I don’t know if you can sense the speed in the pictures- they are all on Facebook, if you care- but what is missing is the distinctive high-pitched roar of the engines. Here was the controversy that is not apparent from the pictures: Parnelli’s victory came despite the fact that he probably disqualified. Jim Clark and the Lotus were dogging his heels, and Parnelli’s car (Old 98, nicknamed “Calhoun”) hiccupped and began spewing oil from a broken tank. The film of oil on the track caused several drivers to spin out, either wildly into the infield or the abruptly into the wall.
Race officials put off black-flagging him after the 98-car’s owner J. C. Agajanian raced down Pit Lane and convinced them that the oil leak was below the level of a known crack and would not leak any further. Colin Chapman, the British owner of Clark’s Lotus accused the Indy officials of being biased towards the American driver and car.
Duh. There is no doubt in my mind that had it been an American driver and car in second place instead of Clark in the British-built Lotus, officials would have black flagged him.
The names came back, and the memories. Dad took me to one of the races- later than this one, and the images from that one may be lurking in the footlocker of Kodachrome moments.
The boxes are in no rhyme or reason, a jumble of disconnected events worth getting the camera out for, back in the time that capturing a photo meant being prepared for it.
Beyond the history of this particular race, I can give you little context. I know the little motel where the guys stayed, and the diner where the guys liked to eat after the trip from Detroit to Speedway, Indiana. But shorn of that, and the images of the Purdue Marching Band and the tank-like Chrysler pace car, these images stand in lonely isolation.
Thank God these images pre-date the invention of the video camera, in which we attempted to capture life in real time.
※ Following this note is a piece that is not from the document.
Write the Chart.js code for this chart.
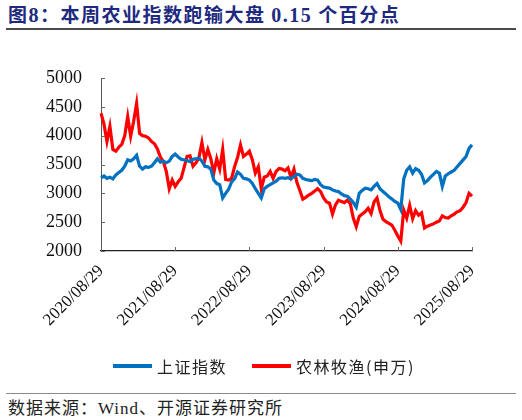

Hell, we don’t have time to live it fully even once, much less watch it over and over. So, for what it is worth, one afternoon in 1963, when the world looked a lot different than it does now.
I kept feeding slides through the machine. I am not going to trouble you with the details of my 7th birthday party, Raven and Big Mama’s 1982 trip to Bermuda, the placid waters of Martin Lake, where the cabin was located, nor the amazing Playboy-style bachelor kitchen (“The Rogue’s Galley”) that was the flower of Dad’s styling shop at Kelvinator Appliances. Well, maybe I will.
But not today. Life threatens to go on.